Nel confronto tra Stati Uniti e Cina ricompare Taiwan
Nei rapporti sino-americani emergono due notizie, una buona e una cattiva. Quella buona è il contatto diretto intercorso nel fine settimana tra i ministri della difesa dei due paesi, per la prima volta da un anno. D’altronde tra due potenze non c’è niente di peggio che smettere di parlarsi.
La cattiva notizia, invece, è che tra Washington e Pechino i toni continuano a inasprirsi a proposito del destino di Taiwan. In piena guerra ucraina (in cui la Cina sostiene politicamente la Russia) questa tendenza è preoccupante. Il mondo non ha certo bisogno di due crisi contemporaneamente.
Questi sviluppi sono emersi durante il forum Shangri-La, a Singapore, che riunisce tutti gli attori di primo piano nel campo della sicurezza e della difesa nella regione Asia-Pacifico. Il ministro della difesa cinese, il generale Wei Fenghe, e il suo collega americano Lloyd Austin, anche lui generale, erano presenti all’evento.
Toni marziali
La teatralizzazione degli antagonismi al vertice Shangri-La ha come principale funzione quella di far passare messaggi precisi in una regione che assiste al crescendo di una guerra fredda in cui è chiamata a scegliere da che parte stare.
Il messaggio cinese è prima di tutto un appello rivolto ai paesi asiatici a non farsi reclutare dagli Stati Uniti.

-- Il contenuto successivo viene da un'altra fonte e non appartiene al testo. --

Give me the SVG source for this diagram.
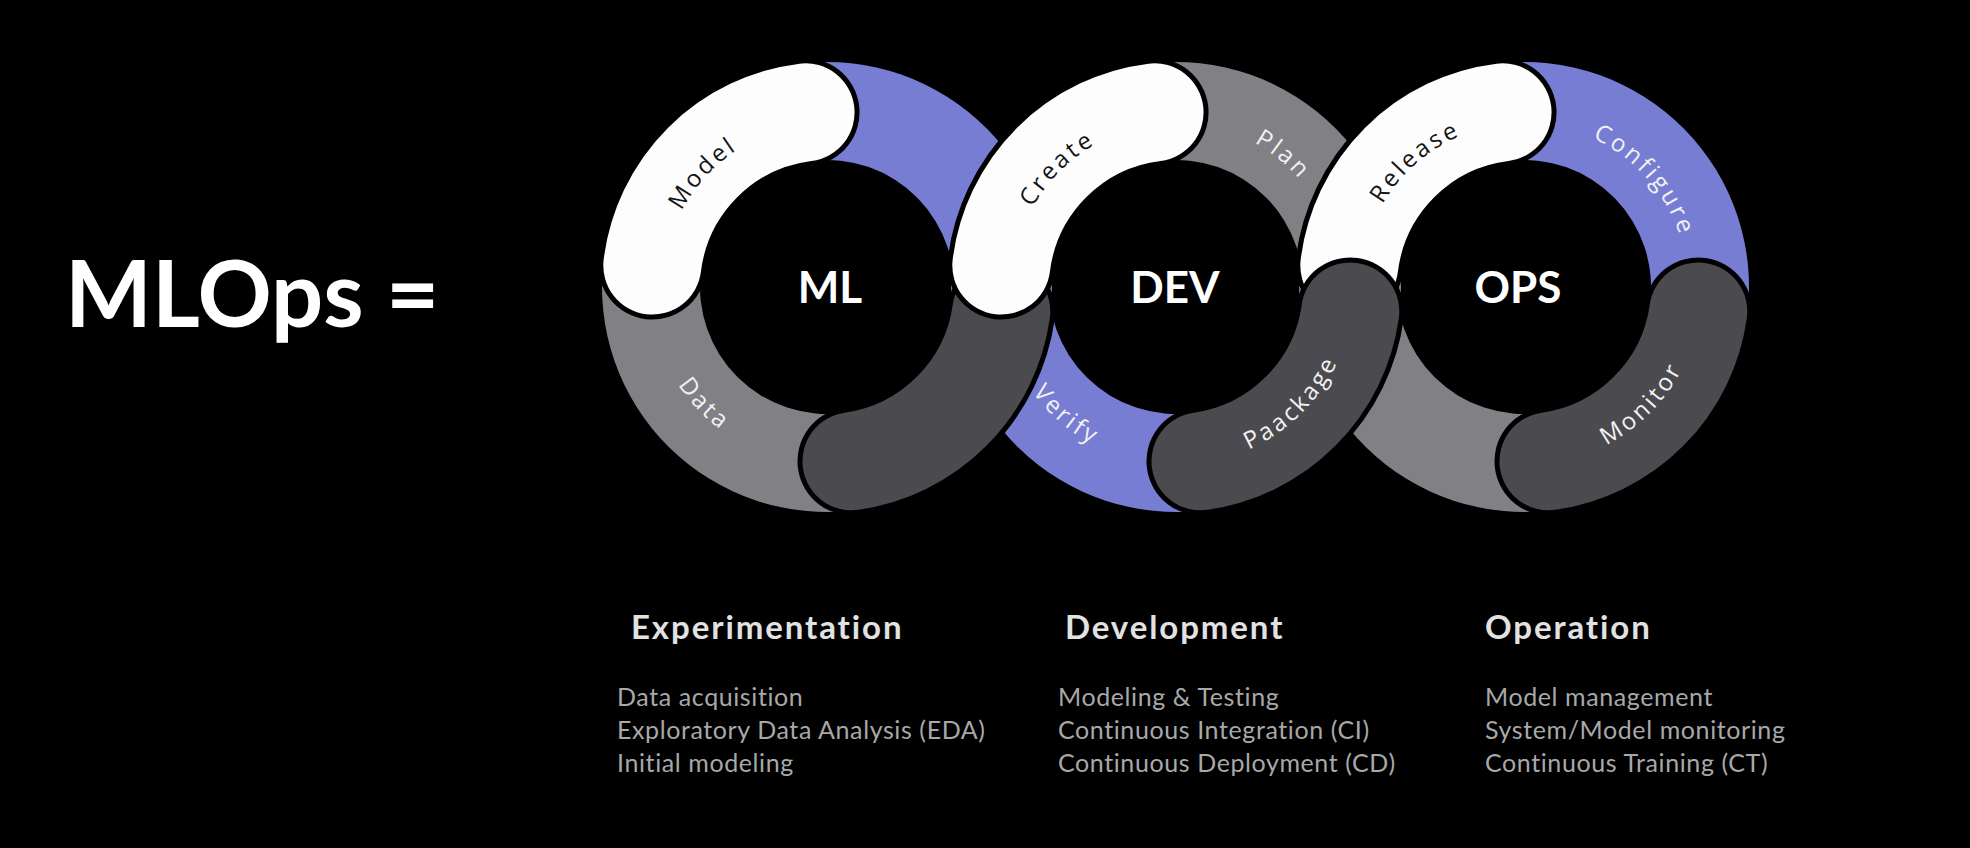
<svg xmlns="http://www.w3.org/2000/svg" xmlns:xlink="http://www.w3.org/1999/xlink" width="1970" height="848" viewBox="0 0 1970 848">
<style>
  .blue { fill: #787dd4; }
  .gray { fill: #808085; }
  .outline { fill: none; stroke: #000; stroke-width: 108; stroke-linecap: round; }
  .pw { fill: none; stroke: #fdfdfd; stroke-width: 98; stroke-linecap: round; }
  .pd { fill: none; stroke: #4b4b4f; stroke-width: 98; stroke-linecap: round; }
  .lbl { font-family: "Open Sans", "Noto Sans", sans-serif; font-size: 24px; letter-spacing: 3px; text-anchor: middle; }
  .lw { fill: #f2f2f2; }
  .lk { fill: #141414; }
  .center { font-family: Lato, "Liberation Sans", sans-serif; font-weight: 700; font-size: 44px; fill: #ffffff; text-anchor: middle; }
  .title { font-family: Lato, "Liberation Sans", sans-serif; font-weight: 700; font-size: 92px; fill: #ffffff; }
  .head { font-family: Lato, "Liberation Sans", sans-serif; font-weight: 700; font-size: 33px; letter-spacing: 1.9px; fill: #e2e2e2; }
  .sub { font-family: Lato, "Liberation Sans", sans-serif; font-size: 25px; letter-spacing: 0.6px; fill: #a8a8a8; }
</style>
<defs>
  <path id="secA" d="M222.81,31.31 A225,225 0 0 0 -27.42,-223.32 L-15.48,-126.05 A127,127 0 0 1 125.76,17.67 Z"/>
  <path id="secB" d="M-223.32,-27.42 A225,225 0 0 0 31.31,222.81 L17.67,125.76 A127,127 0 0 1 -126.05,-15.48 Z"/>
  <path id="pillTL" d="M-21.45,-174.69 A176,176 0 0 0 -174.69,-21.45"/>
  <path id="pillBR" d="M24.49,174.29 A176,176 0 0 0 174.29,24.49"/>
  <path id="arcTop" d="M-154.1,-56.1 A164,164 0 0 1 154.1,-56.1"/>
  <path id="arcBot" d="M-167.3,60.9 A178,178 0 0 0 167.3,60.9"/>
</defs>
<rect x="0" y="0" width="1970" height="848" fill="#000"/>

<g id="title">
  <text class="title" x="65" y="327">MLOps =</text>
</g>

<!-- flat segments -->
<g id="ml-top-right" transform="translate(827,287)">
  <use href="#secA" class="blue"/>
</g>
<g id="ml-data" transform="translate(827,287)">
  <use href="#secB" class="gray"/>
  <g transform="rotate(46.4)"><text class="lbl lw"><textPath href="#arcBot" startOffset="50%">Data</textPath></text></g>
</g>
<g id="dev-plan" transform="translate(1176,287)">
  <use href="#secA" class="gray"/>
  <g transform="rotate(39)"><text class="lbl lw"><textPath href="#arcTop" startOffset="50%">Plan</textPath></text></g>
</g>
<g id="dev-verify" transform="translate(1176,287)">
  <use href="#secB" class="blue"/>
  <g transform="rotate(40.6)"><text class="lbl lw"><textPath href="#arcBot" startOffset="50%">Verify</textPath></text></g>
</g>
<g id="ops-configure" transform="translate(1524,287)">
  <use href="#secA" class="blue"/>
  <g transform="rotate(48.5)"><text class="lbl lw"><textPath href="#arcTop" startOffset="50%">Configure</textPath></text></g>
</g>
<g id="ops-bottom-left" transform="translate(1524,287)">
  <use href="#secB" class="gray"/>
</g>

<!-- pill segments: ML and OPS -->
<g id="ml-model" transform="translate(827,287)">
  <use href="#pillTL" class="outline"/>
  <use href="#pillTL" class="pw"/>
  <g transform="rotate(-47.5)"><text class="lbl lk"><textPath href="#arcTop" startOffset="50%">Model</textPath></text></g>
</g>
<g id="ml-bottom-right" transform="translate(827,287)">
  <use href="#pillBR" class="outline"/>
  <use href="#pillBR" class="pd"/>
</g>
<g id="ops-release" transform="translate(1524,287)">
  <use href="#pillTL" class="outline"/>
  <use href="#pillTL" class="pw"/>
  <g transform="rotate(-41)"><text class="lbl lk"><textPath href="#arcTop" startOffset="50%">Release</textPath></text></g>
</g>
<g id="ops-monitor" transform="translate(1524,287)">
  <use href="#pillBR" class="outline"/>
  <use href="#pillBR" class="pd"/>
  <g transform="rotate(-45.2)"><text class="lbl lw"><textPath href="#arcBot" startOffset="50%">Monitor</textPath></text></g>
</g>

<!-- pill segments: DEV (on top) -->
<g id="dev-create" transform="translate(1176,287)">
  <use href="#pillTL" class="outline"/>
  <use href="#pillTL" class="pw"/>
  <g transform="rotate(-45)"><text class="lbl lk"><textPath href="#arcTop" startOffset="50%">Create</textPath></text></g>
</g>
<g id="dev-package" transform="translate(1176,287)">
  <use href="#pillBR" class="outline"/>
  <use href="#pillBR" class="pd"/>
  <g transform="rotate(-44.8)"><text class="lbl lw"><textPath href="#arcBot" startOffset="50%">Paackage</textPath></text></g>
</g>

<!-- ring centers -->
<g id="ml-center"><text class="center" x="830" y="303">ML</text></g>
<g id="dev-center"><text class="center" x="1175" y="303">DEV</text></g>
<g id="ops-center"><text class="center" x="1518" y="303">OPS</text></g>

<!-- phase descriptions -->
<g id="experimentation">
  <text class="head" x="631" y="639">Experimentation</text>
  <text class="sub" x="617" y="706">Data acquisition</text>
  <text class="sub" x="617" y="739">Exploratory Data Analysis (EDA)</text>
  <text class="sub" x="617" y="772">Initial modeling</text>
</g>
<g id="development">
  <text class="head" x="1065" y="639">Development</text>
  <text class="sub" x="1058" y="706">Modeling &amp; Testing</text>
  <text class="sub" x="1058" y="739">Continuous Integration (CI)</text>
  <text class="sub" x="1058" y="772">Continuous Deployment (CD)</text>
</g>
<g id="operation">
  <text class="head" x="1485" y="639">Operation</text>
  <text class="sub" x="1485" y="706">Model management</text>
  <text class="sub" x="1485" y="739">System/Model monitoring</text>
  <text class="sub" x="1485" y="772">Continuous Training (CT)</text>
</g>
<g id="connectors"></g>
</svg>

In questo senso Pechino gioca sulla sfiducia dei paesi del sud del mondo, illustrata dalla loro reticenza a condannare la Russia in Ucraina.
Finora la linea rossa tracciata da Pechino era quella di un’eventuale dichiarazione d’indipendenza di Taiwan
Ma sono i toni marziali rispetto a Taiwan l’elemento essenziale. Non c’è da stupirsi. Il generale Wei ha manifestato il fastidio crescente di Pechino davanti alle consegne di armi statunitensi a Taiwan, e i suoi accenti guerrafondai sono chiaramente una risposta alle dichiarazioni rilasciate da Joe Biden a Tokyo a maggio. In quell’occasione Biden aveva detto chiaramente che gli Stati Uniti interverrebbero militarmente al fianco di Taiwan in caso di aggressione cinese.
In seguito la Casa Bianca ha smorzato il peso di quelle dichiarazioni in nome della tradizionale “ambiguità strategica” statunitense, ma nessuno può più dubitare di cosa pensi davvero Biden.
Il generale Wei ha fatto presente agli statunitensi che “se qualcuno pensasse di separare Taiwan e la Cina, l’esercito cinese non esiterebbe a scatenare una guerra, a qualunque costo”. Resta da capire cosa intende Pechino quando parla di “separazione”.
La grande differenza tra l’Ucraina e Taiwan è che l’Ucraina è uno stato sovrano che fa parte delle Nazioni Unite, mentre Taiwan è agli occhi della Cina una provincia ribelle non riconosciuta dalla comunità internazionale.
Finora la linea rossa tracciata da Pechino era quella di un’eventuale dichiarazione d’indipendenza di Taiwan, una formalizzazione di uno stato di fatto. Gli Stati Uniti e i leader taiwanesi, anche quelli che sono definiti indipendentisti, si attengono allo statu quo che permette a Taiwan di restare libera e prosperare.
Ora però il generale Wei ha lasciato aleggiare il dubbio a proposito di questa fantomatica “separazione”, perché la Cina teme che gli occidentali, a piccoli passi, vogliano rafforzare Taiwan pur non infrangendo il tabù della dichiarazione d’indipendenza.
A Singapore la sicurezza in Asia è apparsa un po’ più fragile, anche se siamo ancora lontani dalla situazione di guerra che sta vivendo l’Europa.